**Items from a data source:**

# # # #

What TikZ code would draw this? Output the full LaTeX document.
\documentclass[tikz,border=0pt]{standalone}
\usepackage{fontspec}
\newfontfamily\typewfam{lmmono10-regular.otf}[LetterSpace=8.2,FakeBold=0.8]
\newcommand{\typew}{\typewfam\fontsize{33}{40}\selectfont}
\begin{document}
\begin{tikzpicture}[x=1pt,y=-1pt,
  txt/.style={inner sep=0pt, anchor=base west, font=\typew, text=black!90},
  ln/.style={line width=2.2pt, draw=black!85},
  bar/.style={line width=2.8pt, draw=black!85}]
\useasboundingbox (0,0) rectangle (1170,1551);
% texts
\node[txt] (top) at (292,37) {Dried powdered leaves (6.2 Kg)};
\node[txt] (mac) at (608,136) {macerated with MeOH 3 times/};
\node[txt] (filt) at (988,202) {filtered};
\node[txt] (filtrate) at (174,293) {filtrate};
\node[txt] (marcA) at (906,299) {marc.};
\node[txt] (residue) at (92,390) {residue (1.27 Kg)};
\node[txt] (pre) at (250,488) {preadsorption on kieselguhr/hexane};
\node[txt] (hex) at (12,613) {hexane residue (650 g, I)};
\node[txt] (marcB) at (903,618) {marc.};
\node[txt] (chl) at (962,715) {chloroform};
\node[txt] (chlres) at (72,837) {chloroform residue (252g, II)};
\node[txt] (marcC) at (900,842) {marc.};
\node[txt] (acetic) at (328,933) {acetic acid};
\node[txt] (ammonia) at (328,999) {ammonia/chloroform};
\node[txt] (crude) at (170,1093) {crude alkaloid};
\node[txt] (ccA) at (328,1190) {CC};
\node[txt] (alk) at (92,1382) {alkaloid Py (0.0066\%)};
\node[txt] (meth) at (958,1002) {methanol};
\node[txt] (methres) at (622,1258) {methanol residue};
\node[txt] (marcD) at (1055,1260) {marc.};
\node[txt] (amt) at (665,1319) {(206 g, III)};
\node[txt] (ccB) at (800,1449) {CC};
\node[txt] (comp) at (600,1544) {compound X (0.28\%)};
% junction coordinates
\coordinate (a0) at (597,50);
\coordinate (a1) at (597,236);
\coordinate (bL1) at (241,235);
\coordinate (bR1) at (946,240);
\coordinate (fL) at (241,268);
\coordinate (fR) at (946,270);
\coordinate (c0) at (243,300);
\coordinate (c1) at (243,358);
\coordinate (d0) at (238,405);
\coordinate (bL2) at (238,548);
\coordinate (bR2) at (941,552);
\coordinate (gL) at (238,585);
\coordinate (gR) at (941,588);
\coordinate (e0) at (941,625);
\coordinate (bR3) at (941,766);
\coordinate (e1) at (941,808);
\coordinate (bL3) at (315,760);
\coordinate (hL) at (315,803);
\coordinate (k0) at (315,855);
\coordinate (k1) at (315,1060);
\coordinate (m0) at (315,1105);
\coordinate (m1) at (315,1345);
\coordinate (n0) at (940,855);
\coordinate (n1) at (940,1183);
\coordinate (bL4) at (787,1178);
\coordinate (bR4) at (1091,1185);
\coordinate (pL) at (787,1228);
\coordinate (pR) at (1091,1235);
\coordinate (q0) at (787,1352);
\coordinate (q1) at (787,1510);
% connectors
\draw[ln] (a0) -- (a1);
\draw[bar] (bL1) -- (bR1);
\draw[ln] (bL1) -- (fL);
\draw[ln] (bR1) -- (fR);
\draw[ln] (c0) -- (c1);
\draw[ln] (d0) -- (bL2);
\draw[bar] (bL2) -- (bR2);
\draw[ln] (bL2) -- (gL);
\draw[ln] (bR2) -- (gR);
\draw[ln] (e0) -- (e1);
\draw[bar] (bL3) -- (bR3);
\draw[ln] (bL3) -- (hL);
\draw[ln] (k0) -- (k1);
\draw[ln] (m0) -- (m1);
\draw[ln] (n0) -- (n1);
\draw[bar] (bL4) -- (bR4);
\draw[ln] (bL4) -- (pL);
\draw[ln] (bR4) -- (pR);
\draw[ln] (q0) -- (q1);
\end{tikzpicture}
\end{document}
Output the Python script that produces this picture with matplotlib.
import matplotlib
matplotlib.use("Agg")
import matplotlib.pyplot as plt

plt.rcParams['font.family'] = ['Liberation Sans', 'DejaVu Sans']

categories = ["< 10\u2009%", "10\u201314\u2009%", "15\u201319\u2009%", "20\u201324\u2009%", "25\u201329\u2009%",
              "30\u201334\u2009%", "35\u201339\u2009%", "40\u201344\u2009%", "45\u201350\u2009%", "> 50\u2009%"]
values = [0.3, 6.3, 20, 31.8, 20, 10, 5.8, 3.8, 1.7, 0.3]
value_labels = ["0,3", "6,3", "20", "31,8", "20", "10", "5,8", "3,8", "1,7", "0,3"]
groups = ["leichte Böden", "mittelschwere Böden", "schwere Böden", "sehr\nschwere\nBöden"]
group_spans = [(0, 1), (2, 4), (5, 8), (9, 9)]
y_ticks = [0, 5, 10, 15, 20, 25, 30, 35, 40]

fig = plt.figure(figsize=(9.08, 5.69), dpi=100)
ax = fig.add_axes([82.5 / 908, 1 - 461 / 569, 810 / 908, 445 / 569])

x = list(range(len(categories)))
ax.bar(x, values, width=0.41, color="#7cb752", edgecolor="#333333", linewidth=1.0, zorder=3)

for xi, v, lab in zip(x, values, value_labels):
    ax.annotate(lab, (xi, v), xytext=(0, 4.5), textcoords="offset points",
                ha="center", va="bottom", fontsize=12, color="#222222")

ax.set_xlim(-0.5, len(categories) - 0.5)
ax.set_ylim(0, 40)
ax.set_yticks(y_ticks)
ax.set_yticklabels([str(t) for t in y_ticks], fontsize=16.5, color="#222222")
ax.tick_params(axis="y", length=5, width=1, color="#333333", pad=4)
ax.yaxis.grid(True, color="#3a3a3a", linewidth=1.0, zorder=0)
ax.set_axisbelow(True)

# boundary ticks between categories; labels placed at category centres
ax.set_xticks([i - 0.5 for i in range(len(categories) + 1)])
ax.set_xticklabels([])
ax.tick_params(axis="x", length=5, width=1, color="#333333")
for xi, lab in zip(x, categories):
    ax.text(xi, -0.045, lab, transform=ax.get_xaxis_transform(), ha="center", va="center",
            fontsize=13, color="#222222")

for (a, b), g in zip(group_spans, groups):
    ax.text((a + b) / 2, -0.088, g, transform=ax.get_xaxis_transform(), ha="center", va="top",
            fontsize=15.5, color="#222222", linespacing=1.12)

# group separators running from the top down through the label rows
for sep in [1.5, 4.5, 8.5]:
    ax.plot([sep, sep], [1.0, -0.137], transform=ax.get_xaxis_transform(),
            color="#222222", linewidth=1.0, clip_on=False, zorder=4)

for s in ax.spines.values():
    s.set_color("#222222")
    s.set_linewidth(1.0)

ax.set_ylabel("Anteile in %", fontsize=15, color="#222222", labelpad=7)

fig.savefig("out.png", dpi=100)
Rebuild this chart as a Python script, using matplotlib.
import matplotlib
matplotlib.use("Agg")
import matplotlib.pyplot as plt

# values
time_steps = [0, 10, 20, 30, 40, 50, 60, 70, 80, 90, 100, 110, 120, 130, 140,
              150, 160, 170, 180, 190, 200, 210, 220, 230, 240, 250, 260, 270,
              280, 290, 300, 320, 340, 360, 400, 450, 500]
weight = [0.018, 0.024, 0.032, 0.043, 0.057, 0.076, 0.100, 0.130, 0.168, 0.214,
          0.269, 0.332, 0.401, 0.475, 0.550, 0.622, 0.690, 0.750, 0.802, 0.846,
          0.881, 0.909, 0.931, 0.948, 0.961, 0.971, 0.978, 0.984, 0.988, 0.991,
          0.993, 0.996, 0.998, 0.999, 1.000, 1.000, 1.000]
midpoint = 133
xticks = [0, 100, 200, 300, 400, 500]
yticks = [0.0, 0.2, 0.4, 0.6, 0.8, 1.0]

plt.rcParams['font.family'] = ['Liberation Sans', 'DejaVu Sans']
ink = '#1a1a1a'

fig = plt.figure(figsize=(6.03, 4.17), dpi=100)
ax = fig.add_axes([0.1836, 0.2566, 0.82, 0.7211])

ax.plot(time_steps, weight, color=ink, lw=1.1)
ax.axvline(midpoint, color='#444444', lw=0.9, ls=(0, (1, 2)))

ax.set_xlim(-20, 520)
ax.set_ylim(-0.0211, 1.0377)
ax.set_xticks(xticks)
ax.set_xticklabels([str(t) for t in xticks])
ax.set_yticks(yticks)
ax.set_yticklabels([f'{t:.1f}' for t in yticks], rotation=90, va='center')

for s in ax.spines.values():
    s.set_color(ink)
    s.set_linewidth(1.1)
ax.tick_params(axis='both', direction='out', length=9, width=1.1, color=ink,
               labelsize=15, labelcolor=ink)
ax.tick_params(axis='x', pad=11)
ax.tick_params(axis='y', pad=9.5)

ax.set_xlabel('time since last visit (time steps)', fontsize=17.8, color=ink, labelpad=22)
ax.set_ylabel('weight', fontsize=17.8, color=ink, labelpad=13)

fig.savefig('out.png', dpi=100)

# # # #

**To do:** Leave out every line before the one containing "Rebuild this chart"; set down that line and all remaining lines of the material exactly.

**Exercise answer:**
Rebuild this chart as a Python script, using matplotlib.
import matplotlib
matplotlib.use("Agg")
import matplotlib.pyplot as plt

# values
time_steps = [0, 10, 20, 30, 40, 50, 60, 70, 80, 90, 100, 110, 120, 130, 140,
              150, 160, 170, 180, 190, 200, 210, 220, 230, 240, 250, 260, 270,
              280, 290, 300, 320, 340, 360, 400, 450, 500]
weight = [0.018, 0.024, 0.032, 0.043, 0.057, 0.076, 0.100, 0.130, 0.168, 0.214,
          0.269, 0.332, 0.401, 0.475, 0.550, 0.622, 0.690, 0.750, 0.802, 0.846,
          0.881, 0.909, 0.931, 0.948, 0.961, 0.971, 0.978, 0.984, 0.988, 0.991,
          0.993, 0.996, 0.998, 0.999, 1.000, 1.000, 1.000]
midpoint = 133
xticks = [0, 100, 200, 300, 400, 500]
yticks = [0.0, 0.2, 0.4, 0.6, 0.8, 1.0]

plt.rcParams['font.family'] = ['Liberation Sans', 'DejaVu Sans']
ink = '#1a1a1a'

fig = plt.figure(figsize=(6.03, 4.17), dpi=100)
ax = fig.add_axes([0.1836, 0.2566, 0.82, 0.7211])

ax.plot(time_steps, weight, color=ink, lw=1.1)
ax.axvline(midpoint, color='#444444', lw=0.9, ls=(0, (1, 2)))

ax.set_xlim(-20, 520)
ax.set_ylim(-0.0211, 1.0377)
ax.set_xticks(xticks)
ax.set_xticklabels([str(t) for t in xticks])
ax.set_yticks(yticks)
ax.set_yticklabels([f'{t:.1f}' for t in yticks], rotation=90, va='center')

for s in ax.spines.values():
    s.set_color(ink)
    s.set_linewidth(1.1)
ax.tick_params(axis='both', direction='out', length=9, width=1.1, color=ink,
               labelsize=15, labelcolor=ink)
ax.tick_params(axis='x', pad=11)
ax.tick_params(axis='y', pad=9.5)

ax.set_xlabel('time since last visit (time steps)', fontsize=17.8, color=ink, labelpad=22)
ax.set_ylabel('weight', fontsize=17.8, color=ink, labelpad=13)

fig.savefig('out.png', dpi=100)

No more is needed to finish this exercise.